Even though I contribute to Emacs, I tend to use the latest proper
release as my daily editor (so I'm using 29.2 now).[1] If I want to use
a patch I wrote on an older release, I take the new version of all the
relevant functions and then override the old ones using 'advice-add':
(defun updated-eww-readable (&optional arg)
;; new implementation here
)
(advice-add 'eww-readable :override 'updated-eww-readable)
If the patch has merged to the master branch, I usually wrap that with
'(when (< emacs-major-version 30) ...)' so that it doesn't do anything
on the master builds, and also so I know to remove it when 30.1 comes
out and I prune my init.el.
I think a better way to go would be to have a /readability-off/ list for
the readability-minor-mode.

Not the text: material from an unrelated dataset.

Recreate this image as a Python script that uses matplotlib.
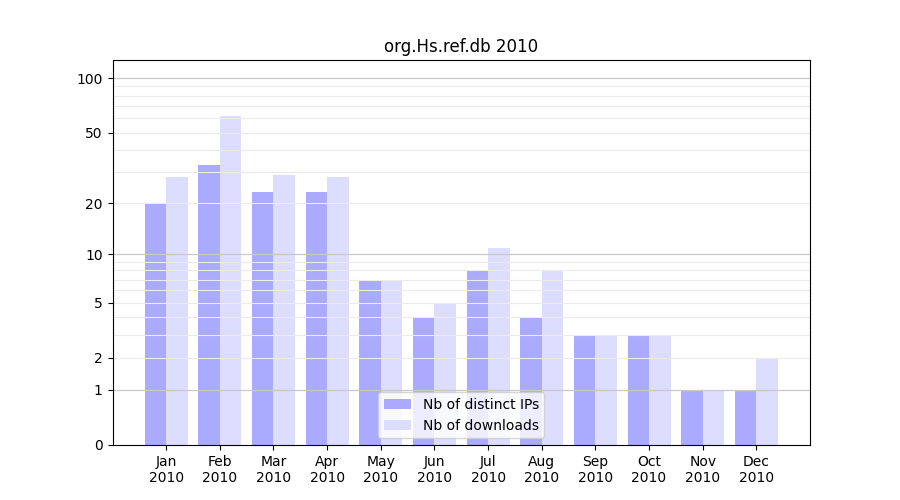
import numpy as np
import matplotlib
matplotlib.use("Agg")
import matplotlib.pyplot as plt

months = ["Jan", "Feb", "Mar", "Apr", "May", "Jun",
          "Jul", "Aug", "Sep", "Oct", "Nov", "Dec"]
year = "2010"
distinct_ips = [20, 33, 23, 23, 7, 4, 8, 4, 3, 3, 1, 1]
downloads = [28, 62, 29, 28, 7, 5, 11, 8, 3, 3, 1, 2]
ytick_values = [0, 1, 2, 5, 10, 20, 50, 100]


def fwd(y):
    return np.log10(1 + np.clip(y, 0, None))


def inv(y):
    return 10 ** y - 1


fig, ax = plt.subplots(figsize=(9, 5), dpi=100)
ax.set_yscale("function", functions=(fwd, inv))

x = np.arange(1, len(months) + 1)
w = 0.4
ax.bar(x - w / 2, distinct_ips, width=w, color="#aaaaff", label="Nb of distinct IPs")
ax.bar(x + w / 2, downloads, width=w, color="#ddddff", label="Nb of downloads")

# grid lines: light ones for 2..9, 20..90; darker at decades
minor_vals = [d * m for d in (1, 10) for m in range(2, 10)]
for v in minor_vals:
    ax.axhline(v, color="#ebebeb", lw=0.8, zorder=1.5)
for v in (1, 10, 100):
    ax.axhline(v, color="#c8c8c8", lw=0.9, zorder=1.6)

ax.set_xlim(0, 13)
ax.set_ylim(0, 126)
ax.set_yticks(ytick_values)
ax.set_yticklabels([str(v) for v in ytick_values])
ax.minorticks_off()
ax.set_xticks(x)
ax.set_xticklabels([f"{m}\n{year}" for m in months])
ax.set_title("org.Hs.ref.db 2010")
ax.legend(loc="lower center")

fig.savefig("out.png", dpi=100)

In my experience, with the kind of sites I
open with EWW (textual sites without a lot of graphics or JavaScript),
the list of ones where ‘eww-readable’ doesn’t work is a lot smaller than
the ones where it does.
I was thinking about doing something like this. The list of regexps
could include a way to say both "if this regexp matches, use readable
mode" and "if this regexp matches, *don't* use readable mode". Then you
could make the list look something like this:
'(("^https://example.com/" . not-readable)
".*")
That would make every page except those from https://example.com use
readable mode. I think that would be the most flexible for complex
cases, while still being simple for the common case (a list of "plain"
regexps for readable-mode pages). It would also make it easy to have
most of a site (except for one section) use readable-mode.
[1] Mainly I just want to avoid having to worry about updating Emacs
master and then ending up with a broken Emacs. Murphy's Law dictates
that that will always occur at the worst possible time.